The parameter for which the ci is calculated will be varied, while the remaining parameters are re-optimized to minimize the chi-square. The resulting chi-square is used to calculate the probability with a given statistic (e.g., F-test). This function uses a 1d-rootfinder from SciPy to find the values resulting in the searched confidence region.
- Parameters
minimizer (Minimizer) – The minimizer to use, holding objective function.
result (MinimizerResult) – The result of running minimize().
p_names (list, optional) – Names of the parameters for which the ci is calculated. If None (default), the ci is calculated for every parameter.
sigmas (list, optional) – The sigma-levels to find (default is [1, 2, 3]). See Note below.
trace (bool, optional) – Defaults to False; if True, each result of a probability calculation is saved along with the parameter. This can be used to plot so-called “profile traces”.
maxiter (int, optional) – Maximum of iteration to find an upper limit (default is 200).
verbose (bool, optional) – Print extra debuging information (default is False).

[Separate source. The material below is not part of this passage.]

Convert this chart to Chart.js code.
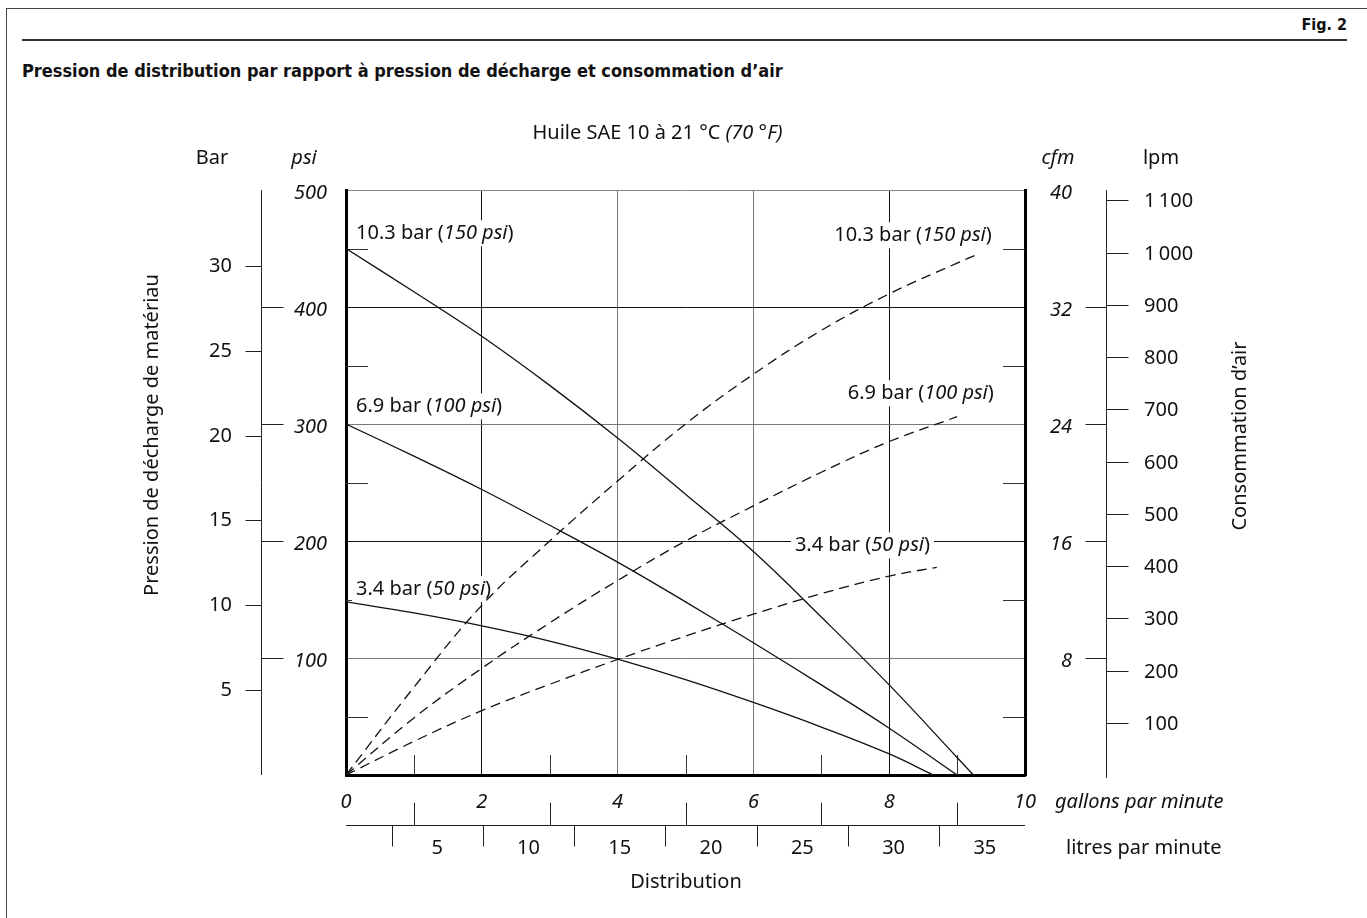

prob_func (None or callable, optional) – Function to calculate the probability from the optimized chi-square. Default is None and uses the built-in f_compare (i.e., F-test).
- Returns
output (dict) – A dictionary that contains a list of (sigma, vals)-tuples for each name.
trace_dict (dict, optional) – Only if trace is True. Is a dictionary, the key is the parameter which was fixed. The values are again a dict with the names as keys, but with an additional key ‘prob’. Each contains an array of the corresponding values.
Note
The values for sigma are taken as the number of standard deviations for a normal distribution and converted to probabilities. That is, the default
sigma=[1, 2, 3]
will use probabilities of 0.6827, 0.9545, and 0.9973. If any of the sigma values is less than 1, that will be interpreted as a probability. That is, a value of 1 and 0.6827 will give the same results, within precision.See also
Examples
>>> from lmfit.printfuncs import * >>> mini = minimize(some_func, params) >>> mini.leastsq() True >>> report_errors(params) ... #report >>> ci = conf_interval(mini) >>> report_ci(ci) ... #report
Now with quantiles for the sigmas and using the trace.

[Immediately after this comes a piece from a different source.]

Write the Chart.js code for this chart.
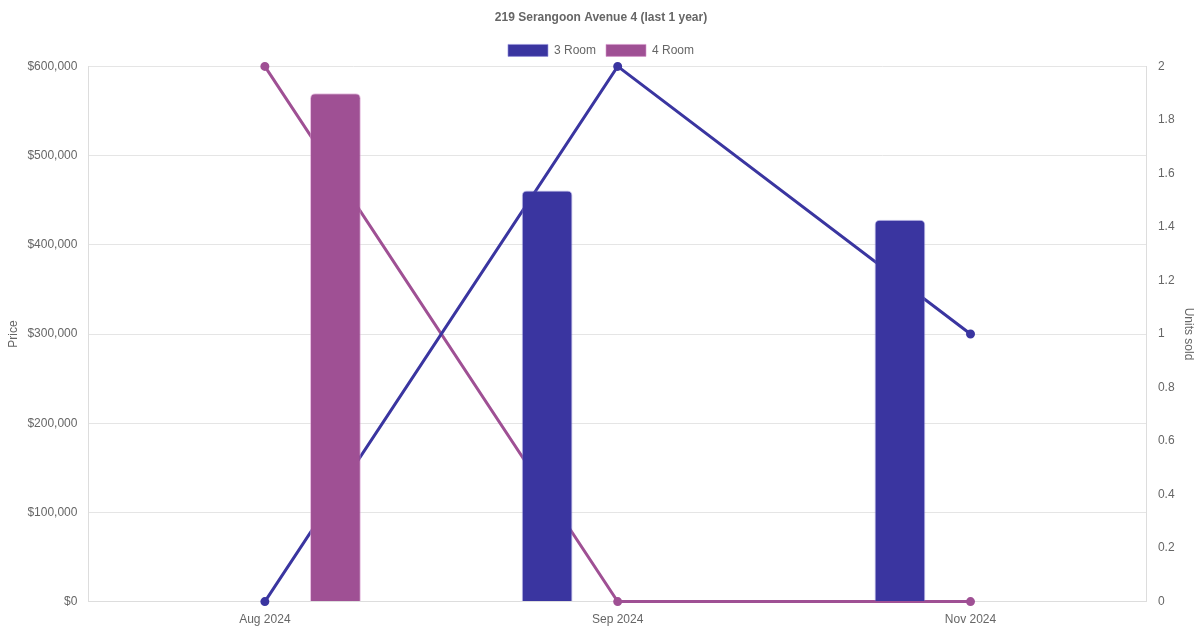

>>> ci, trace = conf_interval(mini, sigmas=[0.5, 1, 2, 3], trace=True) >>> fixed = trace['para1']['para1'] >>> free = trace['para1']['not_para1'] >>> prob = trace['para1']['prob']
This makes it possible to plot the dependence between free and fixed parameters.
-
conf_interval2d
(minimizer, result, x_name, y_name, nx=10, ny=10, limits=None, prob_func=None)¶ Calculate confidence regions for two fixed parameters.
The method itself is explained in conf_interval: here we are fixing two parameters.
- Parameters
minimizer (Minimizer) – The minimizer to use, holding objective function.
result (MinimizerResult) – The result of running minimize().
x_name (str) – The name of the parameter which will be the x direction.
y_name (str) – The name of the parameter which will be the y direction.
nx (int, optional) – Number of points in the x direction.
ny (int, optional) – Number of points in the y direction.
limits (tuple, optional) – Should have the form ((x_upper, x_lower), (y_upper, y_lower)). If not given, the default is 5 std-errs in each direction.
prob_func (None or callable, optional) – Function to calculate the probability from the optimized chi-square. Default is None and uses built-in f_compare (i.e., F-test).
- Returns
x (numpy.ndarray) – X-coordinates (same shape as nx).
y (numpy.ndarray) – Y-coordinates (same shape as ny).
grid (numpy.ndarray) – Grid containing the calculated probabilities (with shape (nx, ny)).
Examples
>>> mini = Minimizer(some_func, params) >>> result = mini.leastsq() >>> x, y, gr = conf_interval2d(mini, result, 'para1','para2') >>> plt.contour(x,y,gr)
-
ci_report
(ci, with_offset=True, ndigits=5)¶ Return text of a report for confidence intervals.